Redis utilises the first strategy: it stores data in RAM. In this case, we don’t care about the fact that the data will disappear when our computer restarts. Why? Because cache is non-authoritative! We can always retrieve the data from its single source of truth.

However, performance is usually boosted by the second reason. Our browser caches are stored on disks too. We don’t know whether our disk is faster than any website’s servers.

So why do browsers need to store caches on our disks? It’s because it takes time and resources to connect to servers that reside in various corners of the world. What’s worse is that you may not have the bandwidth to load the data quickly.

Your computer’s SSD can read the cached data on disk in just a few milliseconds.

Maintain

Okay, so now we know caches are a non-authoritative representation of data, which means that they are a set of temporary data. Therefore, we need to update them from the single source of truth. This process is called cache invalidation.

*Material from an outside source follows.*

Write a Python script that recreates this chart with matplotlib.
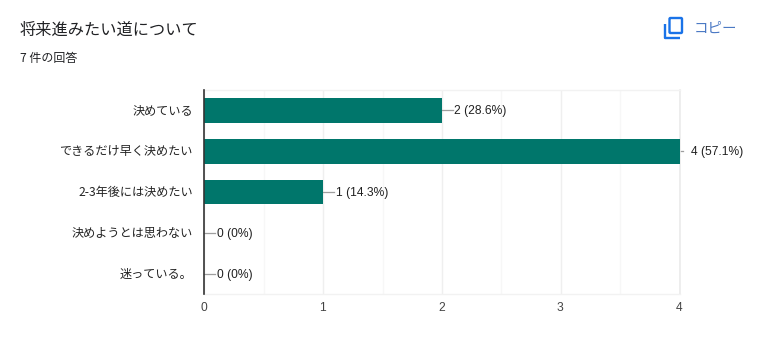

In most cases, caches should be updated as frequently as possible. There are two common strategies to do this:

Polling

The simplest way is polling. With this method, we ask at specific intervals whether there are changes that we should update in the caches.

HTTP has cache-control headers to tell browsers how long to wait before checking if there is an update.

However, this is an inefficient way. To ensure our caches are up-to-date, we tend to set a very short interval, which may result in many needless requests.

Pushing new values proactively

What about handling maintenance in another way?

When our single source of truth updates authoritative data, we push a notification to the caches to let them update their representation. In this way, we won’t waste our resources on needless requests, and caches can be updated as soon as possible.

To do this, we need a more complicated protocol between the caches and the source of truth. It also requires a persistent communication channel.

Cache invalidation

The most difficult aspect of managing a cache is invalidation. Since the cache is merely a representation of the underlying data, it can become outdated. However, several challenges need to be addressed during the invalidation process.

Thundering herds

We need the cache because our apps need to handle high volumes of requests, and we want to increase the apps’ performance regardless of the load.

However, when it comes to cache invalidation, things may revert to the same issue. There could be a large number of requests for cache validation that your database can’t handle.

The common solution is to set up an agent to request updated data. The agent then provides the data it has to any incoming requests. A stale value could be sent out as the agent needs time to receive data from the single source of truth.

Therefore, we need to handle errors and timeouts appropriately and retry until the cache can be updated.

Caching hierarchies

Software applications are so complicated nowadays that there are many layers of caching beneath what you see. For instance: browser caches, CDNs, database buffer pools, operating system page caches, storage hardware caches, memory caches, and CPU instruction caches.

We don’t know how far each layer is from our single source of truth or what protocols and settings are in place between these layers of caches. Furthermore, we don’t have full control over these layers.

Cache consistency

We set up the cache, we invalidate the cache. And… we get bugs!

We forget to update the A value when the B value has changed, or vice versa! This is a day-to-day scenario. It seems that there are hundreds of possibilities (or excuses) why related data aren’t changed at the same time when they should be consistent.

What can we do about the cache?

We break down the definition of cache. As software developers, what can we do about the cache? Jamie Turner’s post gave some suggestions:

Don’t use the cache until you really need it.

Because the cache is so complicated, it often introduces more bugs and problems to be solved. Try other ways to solve a performance problem; save the cache as the last strategy.

Choose a powerful platform/authoritative layer.

Choose an authoritative layer that provides a protocol to handle cache invalidation for any caches above it, so you can focus on other ways to solve performance problems.

Think cache invalidation as data dependencies.

Come up with a structure that expresses ‘when the A value changes, the B, C, and D values are affected.’

And that’s it! I hope you enjoy these takeaways.